- **Exercise aim**: Set down each line of the material that follows, exactly, with no pictures.

- **Listed records**:
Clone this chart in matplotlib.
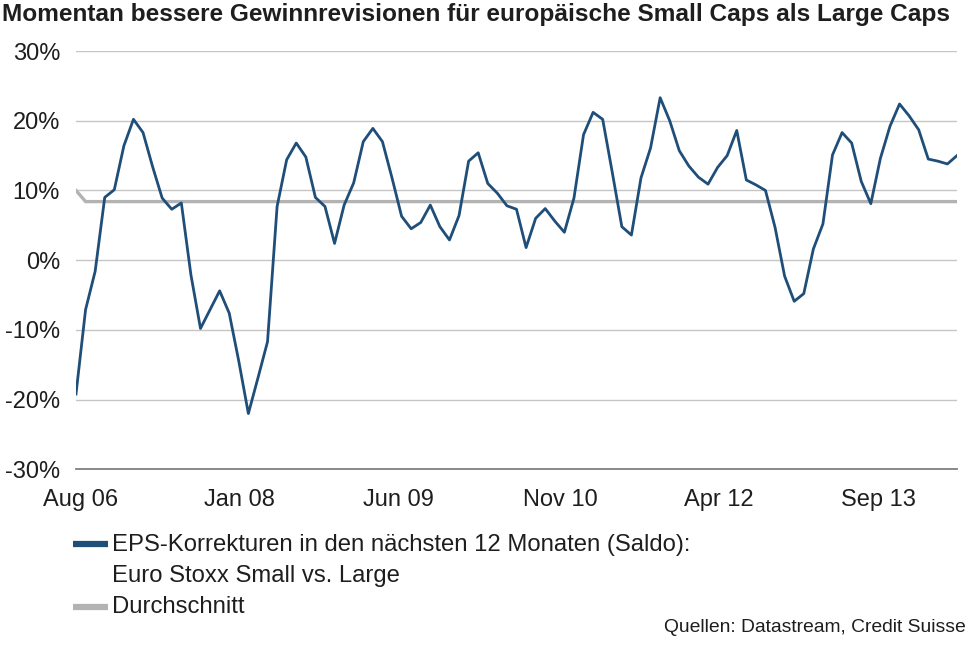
import matplotlib
matplotlib.use("Agg")
import matplotlib.pyplot as plt
from matplotlib.lines import Line2D
import numpy as np

plt.rcParams['font.family'] = ['Liberation Sans', 'DejaVu Sans']

# monthly values, Aug 06 .. Apr 14 (in %)
eps_small_vs_large = [
    -19.2, -7.1, -1.6, 9.0, 10.1, 16.4, 20.2, 18.3, 13.4, 8.9,
    7.3, 8.2, -2.1, -9.8, -7.1, -4.4, -7.6, -14.5, -22.0, -16.9,
    -11.7, 7.7, 14.4, 16.8, 14.8, 9.0, 7.7, 2.4, 7.9, 11.1,
    17.0, 18.9, 17.0, 11.8, 6.3, 4.5, 5.4, 7.9, 4.8, 2.9,
    6.4, 14.2, 15.4, 11.0, 9.6, 7.8, 7.3, 1.8, 6.0, 7.4,
    5.6, 4.0, 8.9, 18.0, 21.2, 20.2, 12.6, 4.8, 3.6, 11.8,
    16.1, 23.3, 20.0, 15.7, 13.5, 11.9, 10.9, 13.3, 15.0, 18.6,
    11.5, 10.8, 10.0, 4.7, -2.3, -5.9, -4.8, 1.6, 5.2, 15.1,
    18.3, 16.8, 11.3, 8.1, 14.6, 19.2, 22.4, 20.7, 18.7, 14.5,
    14.2, 13.8, 15.0,
]
durchschnitt = [10.0] + [8.4] * (len(eps_small_vs_large) - 1)

tick_labels = ['Aug 06', 'Jan 08', 'Jun 09', 'Nov 10', 'Apr 12', 'Sep 13']
tick_pos = [0.5, 17.1, 33.7, 50.6, 67.1, 83.8]
y_ticks = [-30, -20, -10, 0, 10, 20, 30]

blue = '#1f4e79'
grey = '#b3b3b3'
txt = '#1e1e1e'

fig = plt.figure(figsize=(9.68, 6.64), dpi=100)
ax = fig.add_axes([76/968, 1 - 469.3/664, (957-76)/968, (469.3-51)/664])

x = np.arange(len(eps_small_vs_large))
ax.plot(x, durchschnitt, color=grey, lw=2.4, solid_joinstyle='miter')
ax.plot(x, eps_small_vs_large, color=blue, lw=2.0)

ax.set_xlim(0, len(x) - 1)
ax.set_ylim(-30, 30)
ax.set_yticks(y_ticks)
ax.set_yticklabels([f'{v}%' for v in y_ticks])
ax.set_xticks(tick_pos)
ax.set_xticklabels(tick_labels)
ax.yaxis.grid(True, color='#c6c6c6', lw=1)
ax.set_axisbelow(True)
for s in ['top', 'right', 'left']:
    ax.spines[s].set_visible(False)
ax.spines['bottom'].set_color('#808080')
ax.spines['bottom'].set_linewidth(1.3)
ax.tick_params(axis='both', length=0, labelsize=17, labelcolor=txt)
ax.tick_params(axis='y', pad=11.5)
ax.tick_params(axis='x', pad=14)

fig.text(0.002, 1 - 15/664, 'Momentan bessere Gewinnrevisionen für europäische Small Caps als Large Caps',
         fontsize=17.6, fontweight='bold', color=txt, va='center', ha='left')

# legend
fig.add_artist(Line2D([73/968, 108/968], [1 - 544/664] * 2, color=blue, lw=4.5, solid_capstyle='butt'))
fig.add_artist(Line2D([73/968, 108/968], [1 - 607/664] * 2, color=grey, lw=4.5, solid_capstyle='butt'))
fig.text(112/968, 1 - 545/664, 'EPS-Korrekturen in den nächsten 12 Monaten (Saldo):',
         fontsize=17.2, color=txt, va='center')
fig.text(112/968, 1 - 576/664, 'Euro Stoxx Small vs. Large', fontsize=17.2, color=txt, va='center')
fig.text(112/968, 1 - 607/664, 'Durchschnitt', fontsize=17.2, color=txt, va='center')
fig.text(966/968, 1 - 627/664, 'Quellen: Datastream, Credit Suisse', fontsize=13.9,
         color=txt, va='center', ha='right')

fig.savefig('out.png', dpi=100)
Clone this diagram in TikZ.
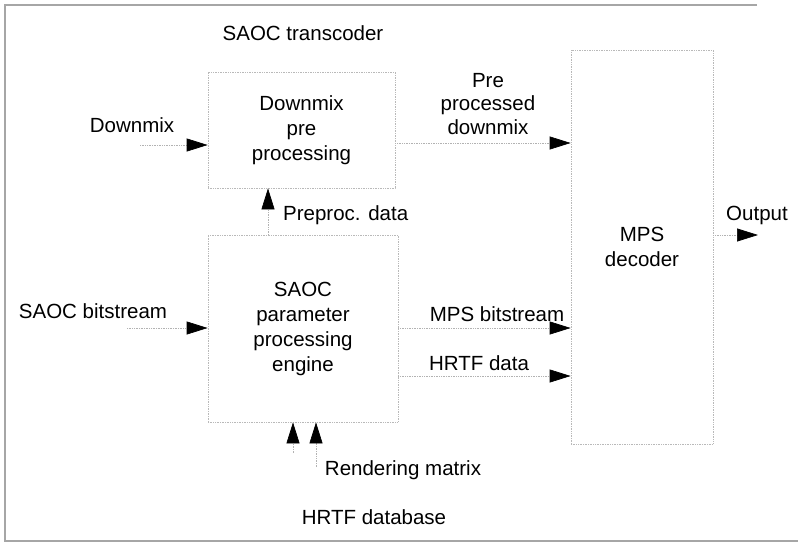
\documentclass[tikz,border=0pt]{standalone}
\usepackage{fontspec}
\setmainfont{Liberation Sans}
\usepackage{tikz}
\usetikzlibrary{arrows.meta,positioning,calc}

\begin{document}
\begin{tikzpicture}[
  x=1pt, y=-1pt,
  every node/.style={font=\fontsize{20.5}{25}\selectfont, inner sep=0pt},
  procbox/.style={
    rectangle, draw=gray!55, densely dotted, line width=0.7pt,
    align=center
  },
  lbl/.style={align=center, font=\fontsize{20.5}{23.5}\selectfont},
  flow/.style={
    -{Triangle[length=21pt,width=13pt,color=black,fill=black]},
    gray!60, densely dotted, line width=0.7pt
  },
  frameline/.style={gray!70, line width=1.1pt},
]
\useasboundingbox (0,0) rectangle (798,543);

% --- Frame ---
\draw[frameline] (757,5) -- (5,5) -- (5,541) -- (798,541);

% --- Nodes ---
\node[procbox, minimum width=187pt, minimum height=116pt] (dmxpre) at (301.5,130)
  {Downmix\\pre\\processing};

\node[procbox, minimum width=190pt, minimum height=187pt] (paramproc) at (303,328.5)
  {SAOC\\parameter\\processing\\engine};

\node[procbox, minimum width=142pt, minimum height=394pt] (mpsdec) at (642,247)
  {MPS\\decoder};

% --- Labels ---
\node[lbl] (transcoder) at (303,33) {SAOC transcoder};
\node[lbl] (dmxlbl) at (132,125) {Downmix};
\node[lbl, anchor=west] (prelbl) at (283,215) {Preproc. data};
\node[lbl] (ppdlbl) at (488,104) {Pre\\processed\\downmix};
\node[lbl] (outlbl) at (757,215) {Output};
\node[lbl] (saoclbl) at (93,311) {SAOC bitstream};
\node[lbl] (mpslbl) at (497,314) {MPS bitstream};
\node[lbl] (hrtflbl) at (479,363) {HRTF data};
\node[lbl] (renderlbl) at (403,470) {Rendering matrix};
\node[lbl] (hrtfdb) at (374,517) {HRTF database};

% --- Free ends ---
\coordinate (dmxin) at (140,145);
\coordinate (saocin) at (127,328);
\coordinate (outend) at (758,235);
\coordinate (renderin) at (316,467);
\coordinate (hrtfin) at (293,453);
\coordinate (prex) at (268,0);
\coordinate (ppdy) at (0,143);
\coordinate (hrtfy) at (0,376);

% --- Arrows ---
\draw[flow] (dmxin) -- (dmxin -| dmxpre.west);
\draw[flow] (saocin) -- (saocin -| paramproc.west);
\draw[flow] (prex |- paramproc.north) -- (prex |- dmxpre.south);
\draw[flow] (ppdy -| dmxpre.east) -- (ppdy -| mpsdec.west);
\draw[flow] (saocin -| paramproc.east) -- (saocin -| mpsdec.west);
\draw[flow] (hrtfy -| paramproc.east) -- (hrtfy -| mpsdec.west);
\draw[flow] (outend -| mpsdec.east) -- (outend);
\draw[flow] (renderin) -- (renderin |- paramproc.south);
\draw[flow] (hrtfin) -- (hrtfin |- paramproc.south);

\end{tikzpicture}
\end{document}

- **Result for this exercise**:
Clone this chart in matplotlib.
import matplotlib
matplotlib.use("Agg")
import matplotlib.pyplot as plt
from matplotlib.lines import Line2D
import numpy as np

plt.rcParams['font.family'] = ['Liberation Sans', 'DejaVu Sans']

# monthly values, Aug 06 .. Apr 14 (in %)
eps_small_vs_large = [
    -19.2, -7.1, -1.6, 9.0, 10.1, 16.4, 20.2, 18.3, 13.4, 8.9,
    7.3, 8.2, -2.1, -9.8, -7.1, -4.4, -7.6, -14.5, -22.0, -16.9,
    -11.7, 7.7, 14.4, 16.8, 14.8, 9.0, 7.7, 2.4, 7.9, 11.1,
    17.0, 18.9, 17.0, 11.8, 6.3, 4.5, 5.4, 7.9, 4.8, 2.9,
    6.4, 14.2, 15.4, 11.0, 9.6, 7.8, 7.3, 1.8, 6.0, 7.4,
    5.6, 4.0, 8.9, 18.0, 21.2, 20.2, 12.6, 4.8, 3.6, 11.8,
    16.1, 23.3, 20.0, 15.7, 13.5, 11.9, 10.9, 13.3, 15.0, 18.6,
    11.5, 10.8, 10.0, 4.7, -2.3, -5.9, -4.8, 1.6, 5.2, 15.1,
    18.3, 16.8, 11.3, 8.1, 14.6, 19.2, 22.4, 20.7, 18.7, 14.5,
    14.2, 13.8, 15.0,
]
durchschnitt = [10.0] + [8.4] * (len(eps_small_vs_large) - 1)

tick_labels = ['Aug 06', 'Jan 08', 'Jun 09', 'Nov 10', 'Apr 12', 'Sep 13']
tick_pos = [0.5, 17.1, 33.7, 50.6, 67.1, 83.8]
y_ticks = [-30, -20, -10, 0, 10, 20, 30]

blue = '#1f4e79'
grey = '#b3b3b3'
txt = '#1e1e1e'

fig = plt.figure(figsize=(9.68, 6.64), dpi=100)
ax = fig.add_axes([76/968, 1 - 469.3/664, (957-76)/968, (469.3-51)/664])

x = np.arange(len(eps_small_vs_large))
ax.plot(x, durchschnitt, color=grey, lw=2.4, solid_joinstyle='miter')
ax.plot(x, eps_small_vs_large, color=blue, lw=2.0)

ax.set_xlim(0, len(x) - 1)
ax.set_ylim(-30, 30)
ax.set_yticks(y_ticks)
ax.set_yticklabels([f'{v}%' for v in y_ticks])
ax.set_xticks(tick_pos)
ax.set_xticklabels(tick_labels)
ax.yaxis.grid(True, color='#c6c6c6', lw=1)
ax.set_axisbelow(True)
for s in ['top', 'right', 'left']:
    ax.spines[s].set_visible(False)
ax.spines['bottom'].set_color('#808080')
ax.spines['bottom'].set_linewidth(1.3)
ax.tick_params(axis='both', length=0, labelsize=17, labelcolor=txt)
ax.tick_params(axis='y', pad=11.5)
ax.tick_params(axis='x', pad=14)

fig.text(0.002, 1 - 15/664, 'Momentan bessere Gewinnrevisionen für europäische Small Caps als Large Caps',
         fontsize=17.6, fontweight='bold', color=txt, va='center', ha='left')

# legend
fig.add_artist(Line2D([73/968, 108/968], [1 - 544/664] * 2, color=blue, lw=4.5, solid_capstyle='butt'))
fig.add_artist(Line2D([73/968, 108/968], [1 - 607/664] * 2, color=grey, lw=4.5, solid_capstyle='butt'))
fig.text(112/968, 1 - 545/664, 'EPS-Korrekturen in den nächsten 12 Monaten (Saldo):',
         fontsize=17.2, color=txt, va='center')
fig.text(112/968, 1 - 576/664, 'Euro Stoxx Small vs. Large', fontsize=17.2, color=txt, va='center')
fig.text(112/968, 1 - 607/664, 'Durchschnitt', fontsize=17.2, color=txt, va='center')
fig.text(966/968, 1 - 627/664, 'Quellen: Datastream, Credit Suisse', fontsize=13.9,
         color=txt, va='center', ha='right')

fig.savefig('out.png', dpi=100)
Clone this diagram in TikZ.
\documentclass[tikz,border=0pt]{standalone}
\usepackage{fontspec}
\setmainfont{Liberation Sans}
\usepackage{tikz}
\usetikzlibrary{arrows.meta,positioning,calc}

\begin{document}
\begin{tikzpicture}[
  x=1pt, y=-1pt,
  every node/.style={font=\fontsize{20.5}{25}\selectfont, inner sep=0pt},
  procbox/.style={
    rectangle, draw=gray!55, densely dotted, line width=0.7pt,
    align=center
  },
  lbl/.style={align=center, font=\fontsize{20.5}{23.5}\selectfont},
  flow/.style={
    -{Triangle[length=21pt,width=13pt,color=black,fill=black]},
    gray!60, densely dotted, line width=0.7pt
  },
  frameline/.style={gray!70, line width=1.1pt},
]
\useasboundingbox (0,0) rectangle (798,543);

% --- Frame ---
\draw[frameline] (757,5) -- (5,5) -- (5,541) -- (798,541);

% --- Nodes ---
\node[procbox, minimum width=187pt, minimum height=116pt] (dmxpre) at (301.5,130)
  {Downmix\\pre\\processing};

\node[procbox, minimum width=190pt, minimum height=187pt] (paramproc) at (303,328.5)
  {SAOC\\parameter\\processing\\engine};

\node[procbox, minimum width=142pt, minimum height=394pt] (mpsdec) at (642,247)
  {MPS\\decoder};

% --- Labels ---
\node[lbl] (transcoder) at (303,33) {SAOC transcoder};
\node[lbl] (dmxlbl) at (132,125) {Downmix};
\node[lbl, anchor=west] (prelbl) at (283,215) {Preproc. data};
\node[lbl] (ppdlbl) at (488,104) {Pre\\processed\\downmix};
\node[lbl] (outlbl) at (757,215) {Output};
\node[lbl] (saoclbl) at (93,311) {SAOC bitstream};
\node[lbl] (mpslbl) at (497,314) {MPS bitstream};
\node[lbl] (hrtflbl) at (479,363) {HRTF data};
\node[lbl] (renderlbl) at (403,470) {Rendering matrix};
\node[lbl] (hrtfdb) at (374,517) {HRTF database};

% --- Free ends ---
\coordinate (dmxin) at (140,145);
\coordinate (saocin) at (127,328);
\coordinate (outend) at (758,235);
\coordinate (renderin) at (316,467);
\coordinate (hrtfin) at (293,453);
\coordinate (prex) at (268,0);
\coordinate (ppdy) at (0,143);
\coordinate (hrtfy) at (0,376);

% --- Arrows ---
\draw[flow] (dmxin) -- (dmxin -| dmxpre.west);
\draw[flow] (saocin) -- (saocin -| paramproc.west);
\draw[flow] (prex |- paramproc.north) -- (prex |- dmxpre.south);
\draw[flow] (ppdy -| dmxpre.east) -- (ppdy -| mpsdec.west);
\draw[flow] (saocin -| paramproc.east) -- (saocin -| mpsdec.west);
\draw[flow] (hrtfy -| paramproc.east) -- (hrtfy -| mpsdec.west);
\draw[flow] (outend -| mpsdec.east) -- (outend);
\draw[flow] (renderin) -- (renderin |- paramproc.south);
\draw[flow] (hrtfin) -- (hrtfin |- paramproc.south);

\end{tikzpicture}
\end{document}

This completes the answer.